Extracted records:
══════════════════════════════

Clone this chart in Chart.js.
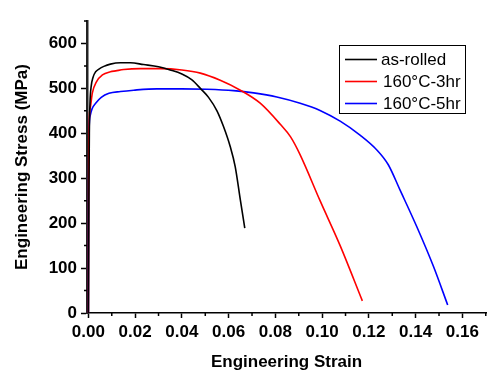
<!DOCTYPE html>
<html>
<head>
<meta charset="utf-8">
<script src="https://cdn.jsdelivr.net/npm/chart.js@4/dist/chart.umd.min.js"></script>
<style>
html,body{margin:0;padding:0;background:#fff;}
#wrap{width:494px;height:383px;position:relative;}
</style>
</head>
<body>
<div id="wrap"><canvas id="c" width="494" height="383"></canvas></div>
<script>
// ---- data ----
const seriesLabels = ['as-rolled', '160\u00B0C-3hr', '160\u00B0C-5hr'];
const seriesColors = ['#000000', '#ff0000', '#0000ff'];

const asRolledStrain = [0, 0.0002, 0.0004, 0.0007, 0.0012, 0.002, 0.0031, 0.0045, 0.0066, 0.0094, 0.0137, 0.018, 0.0236, 0.030, 0.035, 0.040, 0.0443, 0.0479, 0.0514, 0.055, 0.0578, 0.0607, 0.0628, 0.065, 0.0669];
const asRolledStress = [0, 250, 400, 470, 505, 525, 537, 543, 549, 554, 557, 557, 553, 548, 541, 532, 519, 500, 480, 450, 415, 370, 326, 252, 189];

const h3Strain = [0, 0.0001, 0.0003, 0.0009, 0.0017, 0.0035, 0.006, 0.0094, 0.0117, 0.0151, 0.0222, 0.0308, 0.040, 0.0479, 0.0564, 0.065, 0.0735, 0.0821, 0.0865, 0.0906, 0.0991, 0.1077, 0.1172];
const h3Stress = [0, 300, 420, 460, 490, 515, 530, 537, 539, 542, 544, 544, 541, 534, 518, 496, 467, 420, 392, 352, 250, 150, 27];

const h5Strain = [0, 0.0001, 0.0003, 0.0008, 0.0016, 0.0031, 0.0055, 0.0088, 0.0137, 0.0194, 0.0293, 0.040, 0.0507, 0.0621, 0.0707, 0.0806, 0.0906, 0.0991, 0.1077, 0.1162, 0.1234, 0.1283, 0.1333, 0.1405, 0.1476, 0.1537];
const h5Stress = [0, 300, 410, 440, 455, 467, 480, 489, 493, 496, 499, 499, 498, 495, 490, 481, 467, 451, 427, 396, 363, 330, 274, 192, 104, 18];

const xTickValues = [0, 0.02, 0.04, 0.06, 0.08, 0.10, 0.12, 0.14, 0.16];
const xMinorValues = [0.01, 0.03, 0.05, 0.07, 0.09, 0.11, 0.13, 0.15, 0.17];
const yTickValues = [0, 100, 200, 300, 400, 500, 600];
const yMinorValues = [50, 150, 250, 350, 450, 550, 650];

const xTitle = 'Engineering Strain';
const yTitle = 'Engineering Stress (MPa)';

// ---- build ----
const toPts = (xs, ys) => xs.map((x, i) => ({x: x, y: ys[i]}));
const FONT = '"Liberation Sans", Arial, Helvetica, sans-serif';

const minorTicks = {
  id: 'minorTicks',
  afterDraw(chart) {
    const ctx = chart.ctx;
    const xs = chart.scales.x, ys = chart.scales.y;
    ctx.save();
    ctx.strokeStyle = '#000';
    ctx.lineWidth = 1.5;
    ctx.beginPath();
    xMinorValues.forEach(v => {
      if (v > xs.max + 1e-9) return;
      const px = xs.getPixelForValue(v);
      ctx.moveTo(px, ys.bottom);
      ctx.lineTo(px, ys.bottom + 3);
    });
    yMinorValues.forEach(v => {
      if (v > ys.max + 1e-9) return;
      const py = ys.getPixelForValue(v);
      ctx.moveTo(xs.left, py);
      ctx.lineTo(xs.left - 3, py);
    });
    ctx.stroke();
    ctx.restore();
  }
};

const boxLegend = {
  id: 'boxLegend',
  afterDraw(chart) {
    const ctx = chart.ctx;
    const x0 = 339.5, y0 = 45.5, w = 126, h = 68;
    ctx.save();
    ctx.fillStyle = '#fff';
    ctx.fillRect(x0, y0, w, h);
    ctx.strokeStyle = '#000';
    ctx.lineWidth = 1;
    ctx.strokeRect(x0, y0, w, h);
    ctx.font = '17px ' + FONT;
    ctx.textBaseline = 'middle';
    ctx.textAlign = 'left';
    const rows = [59.5, 81.5, 103.5];
    chart.data.datasets.forEach((ds, i) => {
      const y = rows[i];
      ctx.strokeStyle = ds.borderColor;
      ctx.lineWidth = 1.6;
      ctx.beginPath();
      ctx.moveTo(345, y);
      ctx.lineTo(377, y);
      ctx.stroke();
      ctx.fillStyle = '#000';
      ctx.fillText(ds.label, i === 0 ? 381 : 383, y + 1);
    });
    ctx.restore();
  }
};

new Chart(document.getElementById('c'), {
  type: 'line',
  data: {
    datasets: [
      {label: seriesLabels[0], data: toPts(asRolledStrain, asRolledStress), borderColor: seriesColors[0]},
      {label: seriesLabels[1], data: toPts(h3Strain, h3Stress), borderColor: seriesColors[1]},
      {label: seriesLabels[2], data: toPts(h5Strain, h5Stress), borderColor: seriesColors[2]}
    ].map(d => Object.assign(d, {borderWidth: 1.6, pointRadius: 0, fill: false, cubicInterpolationMode: 'monotone'}))
  },
  options: {
    responsive: false,
    animation: false,
    devicePixelRatio: 1,
    layout: {padding: {left: 0, top: 21, right: 8, bottom: 0}},
    plugins: {legend: {display: false}, tooltip: {enabled: false}},
    scales: {
      x: {
        type: 'linear',
        min: -0.0006,
        max: 0.1701,
        afterBuildTicks: s => { s.ticks = xTickValues.map(v => ({value: v})); },
        afterFit: s => { s.height = 70; },
        border: {display: true, color: '#000', width: 1.5},
        grid: {display: true, drawOnChartArea: false, drawTicks: true, tickLength: 5, tickColor: '#000', tickWidth: 1.5},
        ticks: {
          color: '#000', padding: 4, maxRotation: 0,
          font: {family: FONT, size: 17, weight: 'bold'},
          callback: v => v.toFixed(2)
        },
        title: {display: true, text: xTitle, color: '#000', font: {family: FONT, size: 17, weight: 'bold'}, padding: {top: 0, bottom: 10}}
      },
      y: {
        type: 'linear',
        min: 0,
        max: 650,
        afterBuildTicks: s => { s.ticks = yTickValues.map(v => ({value: v})); },
        afterFit: s => { s.width = 87; },
        border: {display: true, color: '#222', width: 2.5},
        grid: {display: true, drawOnChartArea: false, drawTicks: true, tickLength: 6, tickColor: '#000', tickWidth: 1.5},
        ticks: {
          color: '#000', padding: 4,
          font: {family: FONT, size: 17, weight: 'bold'},
          callback: v => String(v)
        },
        title: {display: true, text: yTitle, color: '#000', font: {family: FONT, size: 17, weight: 'bold'}, padding: {top: 12, bottom: 0}}
      }
    }
  },
  plugins: [minorTicks, boxLegend]
});
</script>
</body>
</html>
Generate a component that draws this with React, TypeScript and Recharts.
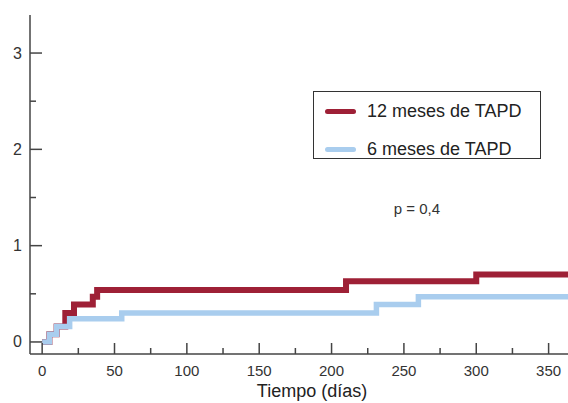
import { LineChart, Line, XAxis, YAxis, Legend, ReferenceDot } from 'recharts'

// Kaplan-Meier style cumulative curves
const days12 = [0, 5, 10, 16, 22, 35, 38, 210, 300, 365]
const values12 = [0, 0.08, 0.16, 0.3, 0.39, 0.47, 0.54, 0.63, 0.7, 0.7]
const days6 = [0, 5, 10, 19, 55, 231, 260, 365]
const values6 = [0, 0.08, 0.16, 0.24, 0.3, 0.39, 0.47, 0.47]

const xTicks = [0, 25, 50, 75, 100, 125, 150, 175, 200, 225, 250, 275, 300, 325, 350]
const yTicks = [0, 0.5, 1, 1.5, 2, 2.5, 3]

const seriesNames = ['12 meses de TAPD', '6 meses de TAPD']
const pText = 'p = 0,4'
const xTitle = 'Tiempo (días)'

const RED = '#9e2036'
const BLUE = '#a9cdee'
const AXIS = '#444'
const FONT = '"Liberation Sans", Arial, sans-serif'

const data12 = days12.map((d, i) => ({ day: d, value: values12[i] }))
const data6 = days6.map((d, i) => ({ day: d, value: values6[i] }))

function XTick({ x, y, payload }: any) {
  const major = payload.value % 50 === 0
  return (
    <g>
      <line x1={x} x2={x} y1={y} y2={y - (major ? 11 : 6)} stroke={AXIS} strokeWidth={1.5} />
      {major && (
        <text x={x} y={y + 22} textAnchor="middle" fontSize={15} fill="#333" fontFamily={FONT}>
          {payload.value}
        </text>
      )}
    </g>
  )
}

function YTick({ x, y, payload }: any) {
  const major = payload.value % 1 === 0
  return (
    <g>
      <line x1={x} x2={x + (major ? 12 : 6)} y1={y} y2={y} stroke={AXIS} strokeWidth={1.5} />
      {major && (
        <text x={x - 8} y={y + 5.5} textAnchor="end" fontSize={16} fill="#333" fontFamily={FONT}>
          {payload.value}
        </text>
      )}
    </g>
  )
}

function LegendBox() {
  const colors = [RED, BLUE]
  return (
    <div
      style={{
        border: '1.5px solid #333',
        width: 228,
        height: 68,
        boxSizing: 'border-box',
        fontFamily: FONT,
        fontSize: 18,
        color: '#222',
        padding: '4px 0 0 11px',
      }}
    >
      {seriesNames.map((name, i) => (
        <div key={name} style={{ display: 'flex', alignItems: 'center', height: 30, marginBottom: i === 0 ? 8 : 0 }}>
          <span style={{ width: 31, height: 5, borderRadius: 3, background: colors[i], marginRight: 11 }} />
          <span>{name}</span>
        </div>
      ))}
    </div>
  )
}

export default function App() {
  return (
    <div style={{ position: 'absolute', left: 0, top: 0, width: 568, height: 403, background: '#fff' }}>
      <LineChart width={568} height={403} margin={{ top: 15, right: 0, bottom: 0, left: 0 }}>
        <XAxis
          dataKey="day"
          type="number"
          domain={[-8.4, 363.4]}
          allowDataOverflow
          ticks={xTicks}
          interval={0}
          tickSize={0}
          tickMargin={0}
          tick={<XTick />}
          height={49}
          stroke={AXIS}
          strokeWidth={1.5}
          label={({ viewBox }: any) => (
            <text
              x={viewBox.x + viewBox.width / 2 + 13}
              y={397}
              textAnchor="middle"
              fontSize={18}
              fill="#222"
              fontFamily={FONT}
            >
              {xTitle}
            </text>
          )}
        />
        <YAxis
          type="number"
          domain={[-0.125, 3.395]}
          allowDataOverflow
          ticks={yTicks}
          interval={0}
          tickSize={0}
          tickMargin={0}
          tick={<YTick />}
          width={30}
          stroke={AXIS}
          strokeWidth={1.5}
        />
        <Legend
          layout="vertical"
          align="center"
          verticalAlign="middle"
          wrapperStyle={{ position: 'absolute', left: 313, top: 91, width: 230, height: 70 }}
          content={() => <LegendBox />}
        />
        <ReferenceDot
          x={259}
          y={1.38}
          r={0}
          fill="none"
          stroke="none"
          label={{ value: pText, position: 'center', fontSize: 15, fill: '#333', fontFamily: FONT }}
        />
        <Line
          data={data12}
          dataKey="value"
          type="stepAfter"
          stroke={RED}
          strokeWidth={6}
          dot={false}
          isAnimationActive={false}
        />
        <Line
          data={data6}
          dataKey="value"
          type="stepAfter"
          stroke={BLUE}
          strokeWidth={5.5}
          dot={false}
          isAnimationActive={false}
        />
      </LineChart>
    </div>
  )
}
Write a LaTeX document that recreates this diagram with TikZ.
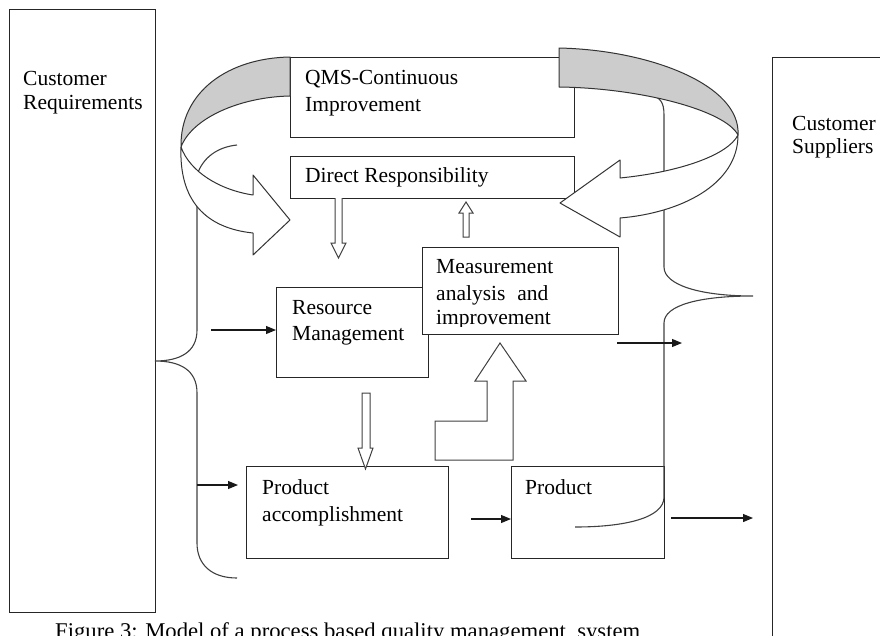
\documentclass[tikz,border=0pt]{standalone}
\usepackage{fontspec}
\setmainfont{Liberation Serif}
\usetikzlibrary{arrows.meta}
\begin{document}
\begin{tikzpicture}[x=1pt,y=-1pt,
  box/.style={draw=black!85, fill=white, line width=1.1pt, inner sep=0pt, anchor=north west},
  lbl/.style={anchor=base west, inner sep=0pt, font=\fontsize{21.5}{24}\selectfont, text=black},
  flow/.style={draw=black!90, line width=1.1pt, -{Triangle[length=10pt,width=8pt]}},
  hollow/.style={draw=black!75, fill=white, line width=1pt, line join=miter},
  band/.style={draw=black!80, line width=1pt, line join=round},
  brace/.style={draw=black!75, line width=1.1pt}]
\useasboundingbox (0,0) rectangle (880,635);
\clip (0,0) rectangle (880,635);

% outer boxes
\node[box, minimum width=146pt, minimum height=603pt] (custreq) at (9,9) {};
\node[box, minimum width=140pt, minimum height=620pt] (custsup) at (772,57) {};

% process boxes
\node[box, minimum width=284pt, minimum height=80pt] (qms) at (290,57) {};
\node[box, minimum width=284pt, minimum height=42pt] (dresp) at (290,156) {};
\node[box, minimum width=152pt, minimum height=90pt] (resource) at (276,287) {};
\node[box, minimum width=196pt, minimum height=87pt] (meas) at (422,247) {};
\node[box, minimum width=202pt, minimum height=92pt] (pacc) at (246,466) {};
\node[box, minimum width=153pt, minimum height=92pt, fill=none] (product) at (511,466) {};

% braces
\draw[brace] (237,145) .. controls (218,147) and (203,157) .. (197,175) -- (197,330)
  .. controls (197,352) and (180,361) .. (155,361)
  .. controls (180,361) and (197,370) .. (197,393) -- (197,543)
  .. controls (197,565) and (212,578) .. (237,578);
\draw[brace] (650,95) .. controls (660,97) and (664,102) .. (664,115) -- (664,267)
  .. controls (664,285) and (700,296) .. (753,296)
  .. controls (700,296) and (664,305) .. (664,323) -- (664,497)
  .. controls (664,518) and (625,527) .. (575,527);

% circular improvement band: back part (grey) and front part with heads
\draw[band, fill=gray!40] (290,57) .. controls (228,58) and (180,92) .. (181,147)
  .. controls (192,118) and (240,97) .. (290,96) -- cycle;
\draw[band, fill=white] (181,147) .. controls (179,200) and (205,228) .. (253,233)
  -- (253,255) -- (290,220) -- (253,175) -- (253,195)
  .. controls (220,190) and (190,172) .. (181,147) -- cycle;
\draw[band, fill=gray!40] (559,48) .. controls (650,50) and (741,85) .. (738,135)
  .. controls (725,110) and (640,88) .. (559,87) -- cycle;
\draw[band, fill=white] (738,135) .. controls (738,185) and (680,213) .. (620,218)
  -- (620,237) -- (560,203) -- (620,160) -- (620,178)
  .. controls (680,172) and (728,155) .. (738,135) -- cycle;

% hollow arrows
\draw[hollow] (335,198) -- (335,243) -- (331,243) -- (338.5,258) -- (346,243) -- (342,243) -- (342,198);
\draw[hollow] (463,237) -- (463,213) -- (459,213) -- (466,202) -- (473,213) -- (469,213) -- (469,237) -- cycle;
\draw[hollow] (362,393) -- (362,448) -- (358,448) -- (365.5,469) -- (373,448) -- (370,448) -- (370,393) -- cycle;
\draw[hollow] (435,460) -- (435,421) -- (487,421) -- (487,381) -- (475,381) -- (500,343)
  -- (526,381) -- (513,381) -- (513,460) -- cycle;

% flow arrows
\coordinate (inR) at (211,330);
\coordinate (inP) at (197,485);
\coordinate (inPend) at (238,485);
\coordinate (pa2p) at (471,519);
\coordinate (mout) at (617,343);
\coordinate (moutend) at (682,343);
\coordinate (pout) at (671,518);
\coordinate (poutend) at (753,518);
\draw[flow] (inR) -- (inR -| resource.west);
\draw[flow] (inP) -- (inPend);
\draw[flow] (pa2p) -- (pa2p -| product.west);
\draw[flow] (mout) -- (moutend);
\draw[flow] (pout) -- (poutend);

% labels
\node[lbl] (t1) at (23,85) {Customer};
\node[lbl] (t2) at (23,109) {Requirements};
\node[lbl] (t3) at (792,130) {Customer};
\node[lbl] (t4) at (792,153) {Suppliers};
\node[lbl] (t5) at (305,84) {QMS-Continuous};
\node[lbl] (t6) at (305,111) {Improvement};
\node[lbl] (t7) at (305,182) {Direct Responsibility};
\node[lbl] (t8) at (292,314) {Resource};
\node[lbl] (t9) at (292,340) {Management};
\begin{scope}
  \clip (422,247) rectangle (618,326);
  \node[lbl] (t10) at (436,273) {Measurement};
  \node[lbl] (t11) at (436,300) {analysis\hspace{0.55em}and};
  \node[lbl] (t12) at (436,324) {improvement};
\end{scope}
\node[lbl] (t13) at (262,494) {Product};
\node[lbl] (t14) at (262,521) {accomplishment};
\node[lbl] (t15) at (525,494) {Product};
\node[lbl, font=\fontsize{22.5}{24}\selectfont] (cap) at (55,638)
  {\resizebox{585pt}{\height}{Figure 3: Model of a process based quality management\ \ system}};
\end{tikzpicture}
\end{document}
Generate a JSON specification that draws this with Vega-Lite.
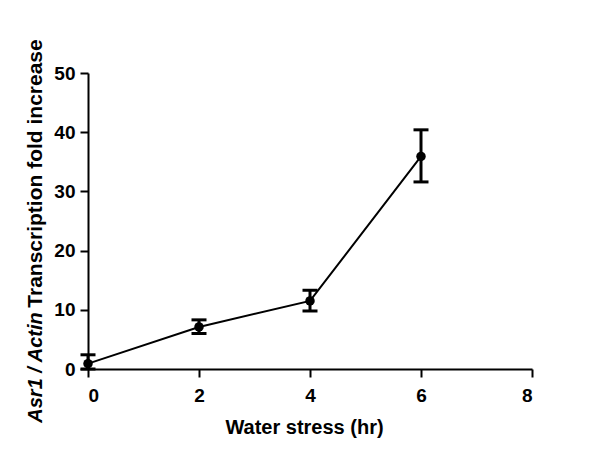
{
  "$schema": "https://vega.github.io/schema/vega-lite/v6.json",
  "width": 444,
  "height": 296,
  "autosize": "none",
  "padding": {"left": 88, "top": 73, "right": 68, "bottom": 94},
  "background": "white",
  "data": {"values": [
    {"t": 0, "mean": 0.9, "lo": 0, "hi": 2.4},
    {"t": 2, "mean": 7.1, "lo": 6.0, "hi": 8.3},
    {"t": 4, "mean": 11.5, "lo": 9.8, "hi": 13.3},
    {"t": 6, "mean": 35.9, "lo": 31.6, "hi": 40.4}
  ]},
  "config": {
    "view": {"stroke": null},
    "axis": {
      "grid": false,
      "domainColor": "black",
      "domainWidth": 2,
      "tickColor": "black",
      "tickWidth": 2,
      "tickSize": 8,
      "labelFont": "Liberation Sans",
      "labelFontWeight": "bold",
      "labelFontSize": 19,
      "labelColor": "black",
      "titleFont": "Liberation Sans",
      "titleFontWeight": "bold",
      "titleFontSize": 20,
      "titleColor": "black"
    }
  },
  "resolve": {"axis": {"y": "independent"}},
  "layer": [
    {
      "mark": {"type": "line", "color": "black", "strokeWidth": 2},
      "encoding": {
        "x": {"field": "t", "type": "quantitative", "scale": {"domain": [0, 8]},
          "axis": {"values": [0, 2, 4, 6, 8], "format": "d", "title": "Water stress (hr)", "titleX": 216, "titleY": 58, "titleBaseline": "middle", "labelPadding": 9}},
        "y": {"field": "mean", "type": "quantitative", "scale": {"domain": [0, 50]},
          "axis": {"orient": "left", "values": [0, 10, 20, 30, 40, 50], "format": "d", "title": "Transcription fold increase", "titleFontSize": 21, "titleX": -53, "titleY": 100, "titleBaseline": "middle", "titleAngle": 270, "labelPadding": 5}}
      }
    },
    {
      "mark": {"type": "rule", "color": "black", "strokeWidth": 3},
      "encoding": {
        "x": {"field": "t", "type": "quantitative"},
        "y": {"field": "lo", "type": "quantitative", "axis": {"orient": "left", "title": "Asr1 / Actin", "titleFontStyle": "italic", "labels": false, "ticks": false, "domain": false, "titleX": -53, "titleY": 294, "titleBaseline": "middle", "titleAngle": 270}},
        "y2": {"field": "hi"}
      }
    },
    {
      "mark": {"type": "tick", "color": "black", "thickness": 3, "size": 15, "orient": "horizontal", "opacity": 1},
      "encoding": {
        "x": {"field": "t", "type": "quantitative"},
        "y": {"field": "hi", "type": "quantitative", "axis": null}
      }
    },
    {
      "mark": {"type": "tick", "color": "black", "thickness": 3, "size": 15, "orient": "horizontal", "opacity": 1},
      "encoding": {
        "x": {"field": "t", "type": "quantitative"},
        "y": {"field": "lo", "type": "quantitative", "axis": null}
      }
    },
    {
      "mark": {"type": "point", "filled": true, "color": "black", "opacity": 1, "size": 90},
      "encoding": {
        "x": {"field": "t", "type": "quantitative"},
        "y": {"field": "mean", "type": "quantitative", "axis": null}
      }
    }
  ]
}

══════════════════════════════

Search the entries for the word "with", then list each line that holds it.

Complete answer:
Generate a component that draws this with React, TypeScript and Recharts.
Write a LaTeX document that recreates this diagram with TikZ.
% circular improvement band: back part (grey) and front part with heads
Generate a JSON specification that draws this with Vega-Lite.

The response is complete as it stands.